Most of the people with whom I associate have at least three phone numbers -- work, home and cell. On any given day, one should be able to contact them at their domicile or their place of employment or virtually anywhere else-- the store, on the road, in the bathroom, whereever!
Some of this need to always be at the beck and call of anyone who wants to contact us at anytime, anywhere, is a little annoying, but I guess that's our fault for giving in to demands of being connected and wired to the rest of the societal collective.
I live not too far from a mentality that seems not have given in, and I must take it or leave it.
While trying to get in touch with a colleague who was teaching at a remote training facility in the Cascade mountains, I had a devil of a time trying to track down the phone number. Since this facility is located on property owned by the city of Seattle, I called them. I got put on hold, forever. Then I called another number. No one was there, and the recorded voice stated that all messages would be checked twice a week. I didn't know if one of those checks would have been made on a Thursday, so I hung up. Finally, I called some executive director and ended up with his executive assistant. She didn't know the phone number, and suggested that I call all the numbers I previously tried. When I told her I had had no success, she suggested I call the general store that is about 10 miles from the location of the training facility and, in her words, "see what happens."

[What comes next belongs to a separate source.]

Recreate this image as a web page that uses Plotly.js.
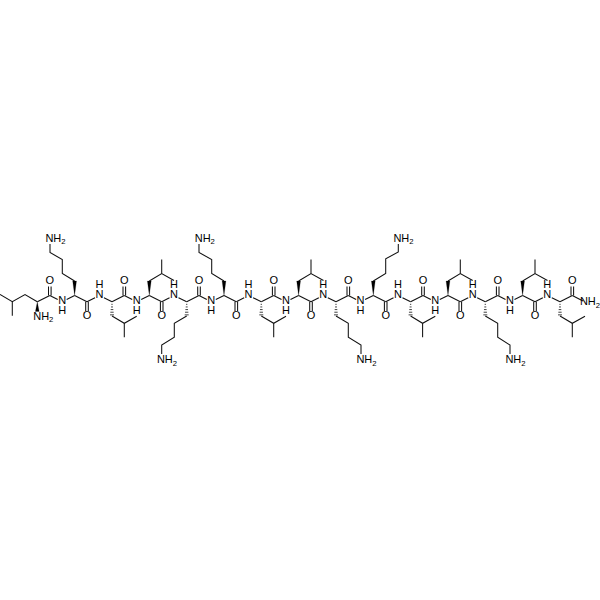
<!DOCTYPE html>
<html>
<head>
<meta charset="utf-8">
<script src="https://cdn.plot.ly/plotly-3.0.1.min.js"></script>
<style>html,body{margin:0;padding:0;background:#fff}</style>
</head>
<body>
<div id="chart" style="width:600px;height:600px"></div>
<script>
// Atom positions (image pixels).
const backboneX = [37.3,49.8,62.2,74.6,87,99.5,112,124.3,136.7,149.3,161.7,174,186.7,199,211.3,224,236.3,248.6,261.3,273.7,286,298.6,311,323.3,336,348.3,360.6,373.3,385.7,398,410.6,423,435.3,448,460.3,472.7,485.3,497.7,510,522.6,535,547.3,560,572.3,583];
const backboneY = [301.7,295.5,301.7,295.5,301.7,295.5,301.7,295.5,301.7,295.5,301.7,295.5,301.7,295.5,301.7,295.5,301.7,295.5,301.7,295.5,301.7,295.5,301.7,295.5,301.7,295.5,301.7,295.5,301.7,295.5,301.7,295.5,301.7,295.5,301.7,295.5,301.7,295.5,301.7,295.5,301.7,295.5,301.7,295.5,301];

const nitrogenX = [62.2,99.5,136.7,174,211.3,248.6,286,323.3,360.6,398,435.3,472.7,510,547.3];
const nitrogenY = [301.7,295.5,301.7,295.5,301.7,295.5,301.7,295.5,301.7,295.5,301.7,295.5,301.7,295.5];
const hydrogenY = [311,285.5,311,285.5,311,285.5,311,285.5,311,285.5,311,285.5,311,285.5];

const carbonylX  = [49.8,87,124.3,161.7,199,236.3,273.7,311,348.3,385.7,423,460.3,497.7,535,572.3];
const carbonylY  = [295.5,301.7,295.5,301.7,295.5,301.7,295.5,301.7,295.5,301.7,295.5,301.7,295.5,301.7,295.5];
const oxygenY    = [281,316.5,281,316.5,281,316.5,281,316.5,281,316.5,281,316.5,281,316.5,281];

const alphaX = [37.3,74.6,112,149.3,186.7,224,261.3,298.6,336,373.3,410.6,448,485.3,522.6,560];
const alphaY = [301.7,295.5,301.7,295.5,301.7,295.5,301.7,295.5,301.7,295.5,301.7,295.5,301.7,295.5,301.7];
const stereoEndY = [311.5,281,316,281,316,281,316,281,316,281,316,281,316,281,316];
const stereoKind = ["wedge","wedge","hash","wedge","hash","wedge","hash","wedge","hash","wedge","hash","wedge","hash","wedge","hash"];

const sideChainsX = [
  [37.3,25,12.3,0], [12.3,12.3],
  [74.6,62.3,62.3,50,50],
  [112,124.3,136.7], [124.3,124.3],
  [149.3,161.7,174], [161.7,161.7],
  [186.7,174.3,174.3,161.7,161.7],
  [224,211.7,211.7,199,199],
  [261.3,273.7,286], [273.7,273.7],
  [298.6,311,323.5], [311,311],
  [336,348.3,348.3,361,361],
  [373.3,385.7,385.7,398.3,398.3],
  [410.6,422.6,435.3], [422.6,422.6],
  [448,460.3,472.7], [460.3,460.3],
  [485.3,497.7,497.7,510,510],
  [522.6,535,547.5], [535,535],
  [560,572.3,585], [572.3,572.3]
];
const sideChainsY = [
  [301.7,294.5,301.7,294.5], [301.7,315.7],
  [281,273.5,259.5,252.5,244],
  [316,323.3,316.3], [323.3,337.3],
  [281,273.5,280.5], [273.5,259.5],
  [316,323.3,337.3,345,354],
  [281,273.5,259.5,252.5,244],
  [316,323.3,316.3], [323.3,337.3],
  [281,273.5,280.5], [273.5,259.5],
  [316,323.3,337.3,345,354],
  [281,273.5,258.8,252,244],
  [316,323.3,316.3], [323.3,337.3],
  [281,273.5,280.5], [273.5,259.5],
  [316,323.3,337.3,345,354],
  [281,273.5,280.5], [273.5,259.5],
  [316,323.3,316.3], [323.3,337.3]
];

const amineX = [43.3,55.5,167,204.8,366.5,403.5,515.5,590];
const amineY = [317,239,360.5,239,360.5,239,360.5,302.5];

const labelColor = "#000";
const bondColor = "#111";

// Build the line geometry from the arrays above.
const isNitrogen = (x, y) => nitrogenX.some((nx, i) => Math.abs(nx - x) < .01 && Math.abs(nitrogenY[i] - y) < .01);
const bx = [], by = [];
function seg(x0, y0, x1, y1, t0, t1) {
  const d = Math.hypot(x1 - x0, y1 - y0), ux = (x1 - x0) / d, uy = (y1 - y0) / d;
  bx.push(x0 + ux * t0, x1 - ux * t1, null);
  by.push(y0 + uy * t0, y1 - uy * t1, null);
}
for (let i = 0; i + 1 < backboneX.length; i++) {
  const a = isNitrogen(backboneX[i], backboneY[i]) ? 5 : 0;
  const b = isNitrogen(backboneX[i + 1], backboneY[i + 1]) ? 5 : 0;
  seg(backboneX[i], backboneY[i], backboneX[i + 1], backboneY[i + 1], a, b);
}
sideChainsX.forEach((xs, c) => {
  xs.forEach((x, i) => { bx.push(x); by.push(sideChainsY[c][i]); });
  bx.push(null); by.push(null);
});
carbonylX.forEach((x, i) => {
  const end = oxygenY[i] + (oxygenY[i] < carbonylY[i] ? 5.5 : -5.5);
  [-1.3, 1.3].forEach(o => { bx.push(x + o, x + o, null); by.push(carbonylY[i], end, null); });
});

const wx = [], wy = [], hx = [], hy = [];
alphaX.forEach((x, i) => {
  const y0 = alphaY[i], y1 = stereoEndY[i];
  if (stereoKind[i] === "wedge") {
    wx.push(x, x - 1.9, x + 1.9, x, null);
    wy.push(y0, y1, y1, y0, null);
  } else {
    for (let k = 1; k <= 5; k++) {
      const f = k / 5, w = 0.3 + 1.7 * f;
      hx.push(x - w, x + w, null);
      hy.push(y0 + (y1 - y0) * (f * 0.92), y0 + (y1 - y0) * (f * 0.92), null);
    }
  }
});

const textTrace = (x, y, text, size) => ({
  type: "scatter", mode: "text", x, y, text,
  textposition: "middle center",
  textfont: { family: "Liberation Sans, Arial, sans-serif", size, color: labelColor },
  hoverinfo: "skip", showlegend: false
});

const data = [
  { type: "scatter", mode: "lines", x: bx, y: by, line: { color: bondColor, width: 1.05 }, hoverinfo: "skip", showlegend: false },
  { type: "scatter", mode: "lines", x: hx, y: hy, line: { color: bondColor, width: 0.8 }, hoverinfo: "skip", showlegend: false },
  { type: "scatter", mode: "lines", x: wx, y: wy, fill: "toself", fillcolor: "#000", line: { color: "#000", width: 0.2 }, hoverinfo: "skip", showlegend: false },
  textTrace(nitrogenX, nitrogenY, nitrogenX.map(() => "N"), 11),
  textTrace(nitrogenX, hydrogenY, nitrogenX.map(() => "H"), 11),
  textTrace(carbonylX, oxygenY, carbonylX.map(() => "O"), 11),
  textTrace(amineX, amineY, amineX.map(() => "NH<sub>2</sub>"), 11)
];

const layout = {
  width: 600, height: 600,
  margin: { l: 0, r: 0, t: 0, b: 0 },
  paper_bgcolor: "#fff", plot_bgcolor: "#fff",
  showlegend: false, hovermode: false,
  xaxis: { range: [0, 600], visible: false, fixedrange: true },
  yaxis: { range: [600, 0], visible: false, fixedrange: true }
};
Plotly.newPlot("chart", data, layout, { displayModeBar: false, staticPlot: true });
</script>
</body>
</html>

The lady at the general store said that, yes, she did have the phone number in question, but it was around there "somewhere." She asked her co-worker for the number. I heard her helpful colleague ask her who it was who wanted to know, and perhaps the caller could call the main training office number in another town. Fortunately, the number was found, and I was in business.
When I finally reached my destination, and before I was able to talk with my co-worker, the lady on the other end said that they don't publish the number. Well, that was helpful.

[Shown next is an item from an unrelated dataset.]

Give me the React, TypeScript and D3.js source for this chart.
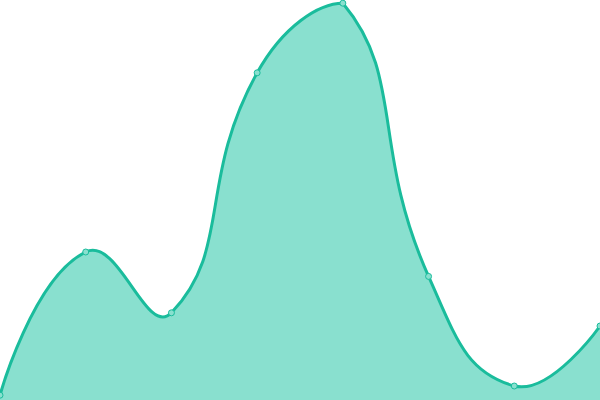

I think I have gotten used to easy access these days. With a few taps of the keyboard, I usually can track down whatever and whomever I want with relative ease. But if someone doesn't want to be found, it's frustrating.

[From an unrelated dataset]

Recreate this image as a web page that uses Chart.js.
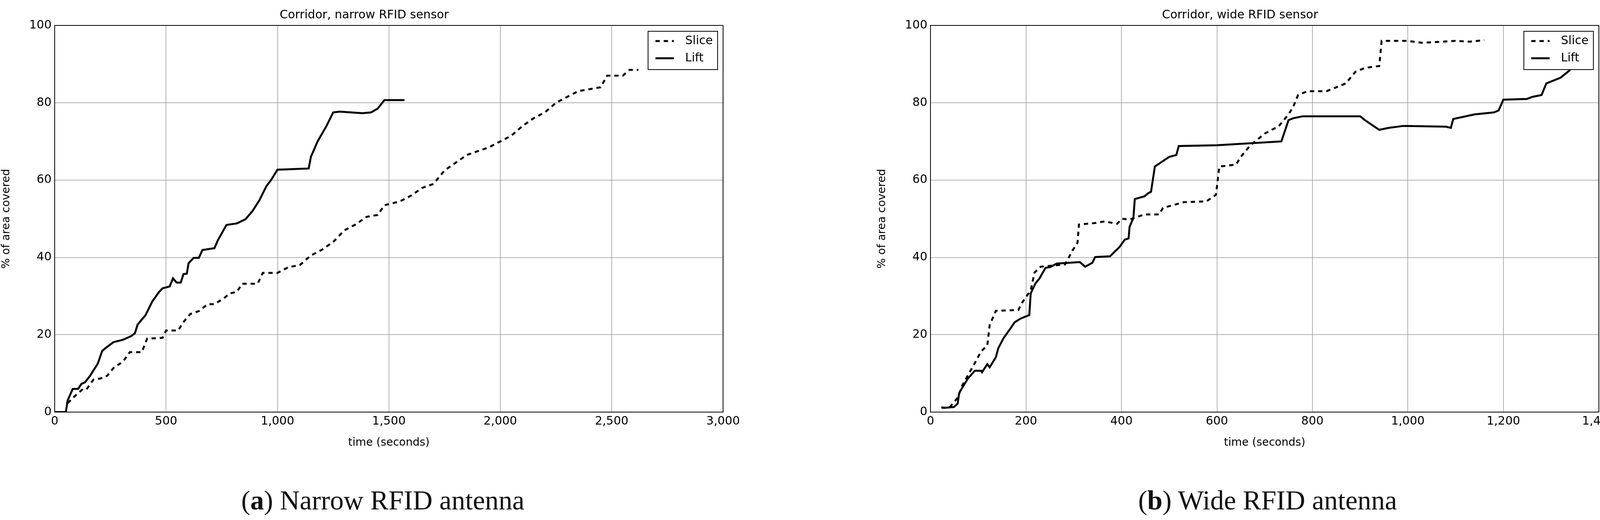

But, I guess for people who live upriver and up in the mountains, being hard to reach is a skill they seem to have mastered. In one of these upriver towns, though, I know from experience that if they can't be found at home, or at their place of employment or out plowing the fields, they can be found at the local tavern. So, perhaps they aren't trying to hide after all. Perhaps their location just is on a need-to-know basis. And if you ain't from there, and if they don't know you, you don't need to know.